FAQ about free Otter alternatives
Are there truly free transcription tools like Otter?
Yes, but “free” usually means a limited free tier rather than unlimited use with every premium feature included. The practical question is not whether a tool is free in name, but whether the free version is enough for your real monthly workflow.
Which option is closest to Otter’s workflow?
See our Otter.ai competitors and alternatives. Notta is often the closest all-around match for readers who want both live transcription and uploaded audio support. Fireflies.ai is often closer if your workflow is mostly team meetings and automated notes.
Can I use these tools for podcasts and long audio files?

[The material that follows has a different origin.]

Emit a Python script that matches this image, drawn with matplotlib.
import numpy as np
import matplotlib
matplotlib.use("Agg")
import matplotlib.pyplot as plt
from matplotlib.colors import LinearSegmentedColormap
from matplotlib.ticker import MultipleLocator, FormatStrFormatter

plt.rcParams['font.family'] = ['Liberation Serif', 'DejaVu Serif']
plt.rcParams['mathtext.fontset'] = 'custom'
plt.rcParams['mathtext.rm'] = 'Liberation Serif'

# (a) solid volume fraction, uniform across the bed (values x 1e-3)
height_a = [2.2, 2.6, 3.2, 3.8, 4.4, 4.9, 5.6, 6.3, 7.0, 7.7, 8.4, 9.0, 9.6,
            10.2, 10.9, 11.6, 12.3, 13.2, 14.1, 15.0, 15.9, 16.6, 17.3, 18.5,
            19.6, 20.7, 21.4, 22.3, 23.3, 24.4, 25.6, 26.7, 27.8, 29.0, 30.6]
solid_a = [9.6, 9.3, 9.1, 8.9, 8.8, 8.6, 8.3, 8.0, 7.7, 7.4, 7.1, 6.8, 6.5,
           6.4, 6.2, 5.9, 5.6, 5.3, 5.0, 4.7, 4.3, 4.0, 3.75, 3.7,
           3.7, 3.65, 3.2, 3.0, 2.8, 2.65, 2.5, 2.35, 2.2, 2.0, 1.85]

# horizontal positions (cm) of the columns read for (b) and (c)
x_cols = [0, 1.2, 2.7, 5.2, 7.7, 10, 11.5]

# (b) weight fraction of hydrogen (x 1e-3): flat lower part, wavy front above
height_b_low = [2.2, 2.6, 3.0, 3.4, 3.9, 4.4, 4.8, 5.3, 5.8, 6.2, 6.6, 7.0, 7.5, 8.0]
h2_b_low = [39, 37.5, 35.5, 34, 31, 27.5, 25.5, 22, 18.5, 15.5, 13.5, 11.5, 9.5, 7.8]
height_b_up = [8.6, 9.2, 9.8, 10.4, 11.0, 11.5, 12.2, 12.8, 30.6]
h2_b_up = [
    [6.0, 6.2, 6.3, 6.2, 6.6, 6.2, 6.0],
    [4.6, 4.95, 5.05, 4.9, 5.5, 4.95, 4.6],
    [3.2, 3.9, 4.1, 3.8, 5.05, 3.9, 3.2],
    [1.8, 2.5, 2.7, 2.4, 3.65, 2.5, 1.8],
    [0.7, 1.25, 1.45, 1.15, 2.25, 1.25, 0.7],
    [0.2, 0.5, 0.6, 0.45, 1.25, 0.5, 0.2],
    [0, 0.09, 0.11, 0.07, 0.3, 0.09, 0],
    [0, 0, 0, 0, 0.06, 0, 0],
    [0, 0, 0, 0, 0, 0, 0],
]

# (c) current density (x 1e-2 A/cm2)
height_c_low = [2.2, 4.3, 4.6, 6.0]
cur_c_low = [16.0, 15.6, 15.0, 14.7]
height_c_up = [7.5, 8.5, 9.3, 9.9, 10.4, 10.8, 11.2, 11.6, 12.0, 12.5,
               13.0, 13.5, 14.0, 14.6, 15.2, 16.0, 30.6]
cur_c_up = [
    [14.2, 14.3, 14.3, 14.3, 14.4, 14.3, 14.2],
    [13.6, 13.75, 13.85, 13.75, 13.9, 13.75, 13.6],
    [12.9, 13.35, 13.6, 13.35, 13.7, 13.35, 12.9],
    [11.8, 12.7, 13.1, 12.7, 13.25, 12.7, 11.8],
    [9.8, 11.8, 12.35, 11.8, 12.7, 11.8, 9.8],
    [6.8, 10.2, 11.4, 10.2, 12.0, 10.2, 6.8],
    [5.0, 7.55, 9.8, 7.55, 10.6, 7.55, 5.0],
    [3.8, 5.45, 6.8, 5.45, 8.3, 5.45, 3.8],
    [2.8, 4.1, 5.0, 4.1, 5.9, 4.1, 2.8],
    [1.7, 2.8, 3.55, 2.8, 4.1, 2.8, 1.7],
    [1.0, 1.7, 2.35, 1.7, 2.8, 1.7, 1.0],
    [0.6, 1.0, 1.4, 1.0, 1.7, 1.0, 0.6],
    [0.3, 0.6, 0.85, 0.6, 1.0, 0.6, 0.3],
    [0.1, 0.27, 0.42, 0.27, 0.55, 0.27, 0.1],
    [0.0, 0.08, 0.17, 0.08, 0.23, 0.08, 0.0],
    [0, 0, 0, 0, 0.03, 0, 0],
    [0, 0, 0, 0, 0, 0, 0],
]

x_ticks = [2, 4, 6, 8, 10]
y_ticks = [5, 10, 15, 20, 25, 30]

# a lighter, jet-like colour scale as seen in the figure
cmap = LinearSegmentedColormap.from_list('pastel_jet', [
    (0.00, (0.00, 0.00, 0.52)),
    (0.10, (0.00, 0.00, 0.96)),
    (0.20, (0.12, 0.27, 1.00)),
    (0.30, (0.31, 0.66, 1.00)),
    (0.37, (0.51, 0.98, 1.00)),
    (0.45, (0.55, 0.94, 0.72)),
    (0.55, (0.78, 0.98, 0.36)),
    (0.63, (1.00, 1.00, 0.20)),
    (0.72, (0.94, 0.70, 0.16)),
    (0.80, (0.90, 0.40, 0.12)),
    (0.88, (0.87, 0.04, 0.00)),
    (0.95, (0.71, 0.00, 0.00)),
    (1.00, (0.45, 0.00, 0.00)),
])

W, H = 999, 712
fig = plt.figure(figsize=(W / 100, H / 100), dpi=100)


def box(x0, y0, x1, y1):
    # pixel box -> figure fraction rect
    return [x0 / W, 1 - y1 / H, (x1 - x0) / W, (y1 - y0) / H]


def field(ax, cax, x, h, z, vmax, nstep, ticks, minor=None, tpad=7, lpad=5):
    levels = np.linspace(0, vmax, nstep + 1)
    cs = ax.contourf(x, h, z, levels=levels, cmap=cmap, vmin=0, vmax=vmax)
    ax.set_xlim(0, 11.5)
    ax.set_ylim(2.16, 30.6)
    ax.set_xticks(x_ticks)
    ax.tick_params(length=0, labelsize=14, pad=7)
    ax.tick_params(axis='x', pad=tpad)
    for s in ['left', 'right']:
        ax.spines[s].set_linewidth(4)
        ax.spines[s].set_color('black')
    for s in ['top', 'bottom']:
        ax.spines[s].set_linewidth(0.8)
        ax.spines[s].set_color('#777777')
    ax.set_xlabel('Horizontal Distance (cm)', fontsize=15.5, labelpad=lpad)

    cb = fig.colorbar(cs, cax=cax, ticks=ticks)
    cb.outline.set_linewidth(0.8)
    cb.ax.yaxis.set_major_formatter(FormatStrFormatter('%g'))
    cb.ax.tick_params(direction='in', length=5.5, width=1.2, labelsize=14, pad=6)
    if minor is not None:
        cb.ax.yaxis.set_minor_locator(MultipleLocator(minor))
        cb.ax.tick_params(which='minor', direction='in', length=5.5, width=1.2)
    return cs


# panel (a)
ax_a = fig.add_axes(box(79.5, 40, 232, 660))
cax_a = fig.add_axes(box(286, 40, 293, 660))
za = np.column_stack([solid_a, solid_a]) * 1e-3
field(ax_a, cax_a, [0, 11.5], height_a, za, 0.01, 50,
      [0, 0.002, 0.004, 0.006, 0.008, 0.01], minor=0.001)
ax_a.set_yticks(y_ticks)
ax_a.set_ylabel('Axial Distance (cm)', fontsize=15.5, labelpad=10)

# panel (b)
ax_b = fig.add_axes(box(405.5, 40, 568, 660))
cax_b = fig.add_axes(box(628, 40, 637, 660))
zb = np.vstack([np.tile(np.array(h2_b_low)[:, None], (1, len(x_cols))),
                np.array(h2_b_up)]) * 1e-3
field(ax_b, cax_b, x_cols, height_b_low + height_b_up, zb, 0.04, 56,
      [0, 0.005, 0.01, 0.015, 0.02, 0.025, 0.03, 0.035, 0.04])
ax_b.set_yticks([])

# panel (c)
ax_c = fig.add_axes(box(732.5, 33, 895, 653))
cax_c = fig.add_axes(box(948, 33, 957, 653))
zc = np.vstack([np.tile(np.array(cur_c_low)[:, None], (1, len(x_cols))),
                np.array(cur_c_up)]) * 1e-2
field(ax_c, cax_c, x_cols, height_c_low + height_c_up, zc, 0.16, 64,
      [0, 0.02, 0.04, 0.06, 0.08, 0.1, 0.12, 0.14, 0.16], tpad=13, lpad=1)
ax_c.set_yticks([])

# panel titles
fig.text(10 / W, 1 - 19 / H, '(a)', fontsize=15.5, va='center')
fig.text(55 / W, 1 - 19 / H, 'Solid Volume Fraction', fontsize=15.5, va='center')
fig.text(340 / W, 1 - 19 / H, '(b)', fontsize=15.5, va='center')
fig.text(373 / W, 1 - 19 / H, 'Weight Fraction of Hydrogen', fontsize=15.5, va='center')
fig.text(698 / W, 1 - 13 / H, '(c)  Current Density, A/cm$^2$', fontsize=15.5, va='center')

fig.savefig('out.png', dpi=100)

Yes, but not all of them are equally good for it. Descript is usually the best fit when long audio is part of an editing workflow. Notta and MacWhisper are also better starting points than meeting-first tools when your source is a long recording rather than a live call.
What matters more: accuracy or summaries?
For interviews, research, and quotes, accuracy matters more. For sales calls, internal syncs, and recurring meetings, summaries may save more time overall. Pick the tool based on what you actually do with the transcript after the call.
Do free tools handle speaker identification well?
Sometimes, but speaker labeling is one of the first things to break down when audio is noisy, people interrupt each other, or accents vary. If speaker identification matters to your work, test with real multi-speaker audio before switching.
Final recommendation
If you want a real decision instead of a tie, here it is: choose Fathom if your world is live meetings, choose Notta if you need the most balanced Otter-style replacement, and choose Descript if transcripts are part of a content editing workflow. Fireflies.ai is the stronger pick when your team wants automated meeting memory, not just text output.
The best next step is to test two or three options with the same audio file or the same meeting this week. That five-minute comparison will tell you more than another hour of reading because free transcription tools like Otter tend to look similar on paper and feel very different in actual use.